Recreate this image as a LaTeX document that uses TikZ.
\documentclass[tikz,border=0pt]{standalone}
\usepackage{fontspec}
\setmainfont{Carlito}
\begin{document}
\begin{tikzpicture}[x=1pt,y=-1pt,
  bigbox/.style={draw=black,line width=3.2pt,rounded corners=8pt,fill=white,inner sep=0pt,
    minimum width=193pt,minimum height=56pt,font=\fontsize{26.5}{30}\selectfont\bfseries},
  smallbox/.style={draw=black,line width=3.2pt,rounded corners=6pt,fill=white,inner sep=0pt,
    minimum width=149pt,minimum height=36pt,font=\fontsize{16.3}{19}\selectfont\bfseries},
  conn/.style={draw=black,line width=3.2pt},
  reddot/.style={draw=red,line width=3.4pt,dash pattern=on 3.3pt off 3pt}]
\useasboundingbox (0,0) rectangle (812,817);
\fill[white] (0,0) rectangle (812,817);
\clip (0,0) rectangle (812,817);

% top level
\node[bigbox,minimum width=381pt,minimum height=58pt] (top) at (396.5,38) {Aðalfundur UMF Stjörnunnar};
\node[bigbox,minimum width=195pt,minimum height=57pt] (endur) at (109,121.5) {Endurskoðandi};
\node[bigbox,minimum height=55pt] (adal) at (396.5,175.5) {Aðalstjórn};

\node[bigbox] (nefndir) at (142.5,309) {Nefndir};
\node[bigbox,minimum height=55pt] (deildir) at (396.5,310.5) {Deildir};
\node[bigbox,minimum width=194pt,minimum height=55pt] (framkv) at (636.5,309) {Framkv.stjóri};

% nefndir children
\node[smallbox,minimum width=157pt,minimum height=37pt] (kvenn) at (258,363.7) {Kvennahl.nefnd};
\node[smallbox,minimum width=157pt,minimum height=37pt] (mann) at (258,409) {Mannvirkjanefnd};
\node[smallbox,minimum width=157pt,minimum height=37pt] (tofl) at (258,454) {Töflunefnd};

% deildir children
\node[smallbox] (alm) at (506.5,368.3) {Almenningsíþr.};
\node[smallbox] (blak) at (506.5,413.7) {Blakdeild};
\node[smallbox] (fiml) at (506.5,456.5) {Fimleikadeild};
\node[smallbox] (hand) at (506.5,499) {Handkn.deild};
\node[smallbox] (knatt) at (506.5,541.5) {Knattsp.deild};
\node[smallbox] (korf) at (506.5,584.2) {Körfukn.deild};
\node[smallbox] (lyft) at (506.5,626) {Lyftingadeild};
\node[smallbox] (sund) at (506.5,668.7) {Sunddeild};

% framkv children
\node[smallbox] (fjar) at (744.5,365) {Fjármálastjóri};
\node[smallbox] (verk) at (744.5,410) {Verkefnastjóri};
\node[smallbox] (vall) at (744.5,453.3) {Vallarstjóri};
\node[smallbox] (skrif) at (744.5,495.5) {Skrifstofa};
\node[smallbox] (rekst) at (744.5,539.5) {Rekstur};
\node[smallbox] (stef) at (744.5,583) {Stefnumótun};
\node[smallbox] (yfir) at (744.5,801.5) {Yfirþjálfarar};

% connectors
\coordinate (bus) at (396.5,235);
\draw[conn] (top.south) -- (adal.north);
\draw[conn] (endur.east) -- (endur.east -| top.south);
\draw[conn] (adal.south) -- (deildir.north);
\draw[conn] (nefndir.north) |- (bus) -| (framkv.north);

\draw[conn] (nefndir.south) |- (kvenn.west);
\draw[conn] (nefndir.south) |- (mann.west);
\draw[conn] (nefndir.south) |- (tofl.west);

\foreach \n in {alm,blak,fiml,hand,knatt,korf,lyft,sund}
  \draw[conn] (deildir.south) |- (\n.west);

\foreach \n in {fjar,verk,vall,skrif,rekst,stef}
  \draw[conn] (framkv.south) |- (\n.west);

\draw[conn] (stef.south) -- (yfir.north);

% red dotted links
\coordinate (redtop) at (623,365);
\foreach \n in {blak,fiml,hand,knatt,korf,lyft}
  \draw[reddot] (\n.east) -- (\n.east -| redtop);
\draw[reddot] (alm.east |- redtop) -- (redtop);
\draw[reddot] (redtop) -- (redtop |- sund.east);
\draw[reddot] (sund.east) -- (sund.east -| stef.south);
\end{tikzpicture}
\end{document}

---

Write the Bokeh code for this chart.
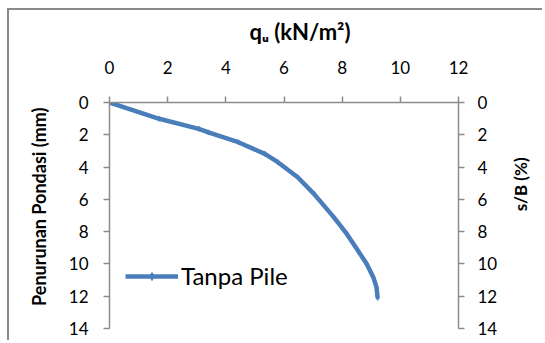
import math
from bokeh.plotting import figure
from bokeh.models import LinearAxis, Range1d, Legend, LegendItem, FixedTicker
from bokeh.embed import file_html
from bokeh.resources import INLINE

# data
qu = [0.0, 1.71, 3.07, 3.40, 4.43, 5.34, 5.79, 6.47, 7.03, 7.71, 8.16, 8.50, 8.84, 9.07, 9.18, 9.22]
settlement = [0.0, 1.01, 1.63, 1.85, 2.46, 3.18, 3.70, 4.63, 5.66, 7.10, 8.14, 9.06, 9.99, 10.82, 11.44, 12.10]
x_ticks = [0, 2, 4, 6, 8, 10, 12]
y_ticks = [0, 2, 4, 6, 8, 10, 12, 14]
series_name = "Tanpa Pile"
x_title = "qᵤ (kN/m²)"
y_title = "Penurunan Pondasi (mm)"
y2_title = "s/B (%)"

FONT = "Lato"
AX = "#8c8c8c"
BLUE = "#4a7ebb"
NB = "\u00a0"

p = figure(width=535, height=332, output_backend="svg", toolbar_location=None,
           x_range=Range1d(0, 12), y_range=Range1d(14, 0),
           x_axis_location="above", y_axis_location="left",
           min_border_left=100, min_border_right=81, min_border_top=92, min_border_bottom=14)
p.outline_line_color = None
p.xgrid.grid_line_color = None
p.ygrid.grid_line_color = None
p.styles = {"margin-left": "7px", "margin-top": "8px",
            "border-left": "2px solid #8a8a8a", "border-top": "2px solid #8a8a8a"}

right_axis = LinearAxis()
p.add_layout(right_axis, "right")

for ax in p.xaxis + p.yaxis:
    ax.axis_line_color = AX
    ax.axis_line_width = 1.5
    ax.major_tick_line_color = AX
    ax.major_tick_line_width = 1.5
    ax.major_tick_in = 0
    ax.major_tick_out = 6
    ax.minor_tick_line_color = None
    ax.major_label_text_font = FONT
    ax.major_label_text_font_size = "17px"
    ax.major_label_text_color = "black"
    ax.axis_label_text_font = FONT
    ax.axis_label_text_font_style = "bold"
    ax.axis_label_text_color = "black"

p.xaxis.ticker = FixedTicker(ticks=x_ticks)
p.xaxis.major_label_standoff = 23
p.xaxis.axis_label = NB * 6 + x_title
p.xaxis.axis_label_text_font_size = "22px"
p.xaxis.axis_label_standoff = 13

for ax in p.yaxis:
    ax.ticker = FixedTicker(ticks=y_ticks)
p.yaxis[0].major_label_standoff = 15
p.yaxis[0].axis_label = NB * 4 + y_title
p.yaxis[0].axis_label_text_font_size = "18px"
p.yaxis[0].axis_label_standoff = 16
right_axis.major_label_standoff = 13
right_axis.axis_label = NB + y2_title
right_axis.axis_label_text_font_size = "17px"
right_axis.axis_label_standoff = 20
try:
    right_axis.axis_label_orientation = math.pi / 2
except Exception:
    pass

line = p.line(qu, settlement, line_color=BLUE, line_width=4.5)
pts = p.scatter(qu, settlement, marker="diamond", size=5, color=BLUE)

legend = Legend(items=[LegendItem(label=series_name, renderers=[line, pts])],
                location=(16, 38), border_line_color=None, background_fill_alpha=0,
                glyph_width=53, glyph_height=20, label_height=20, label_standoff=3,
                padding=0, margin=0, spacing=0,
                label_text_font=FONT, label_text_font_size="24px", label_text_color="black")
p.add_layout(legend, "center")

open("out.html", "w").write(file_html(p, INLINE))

**TASK INSTRUCTIONS**
Collect the lines of the data that carry the word "this".

**EXPECTED ANSWER**
Recreate this image as a LaTeX document that uses TikZ.
Write the Bokeh code for this chart.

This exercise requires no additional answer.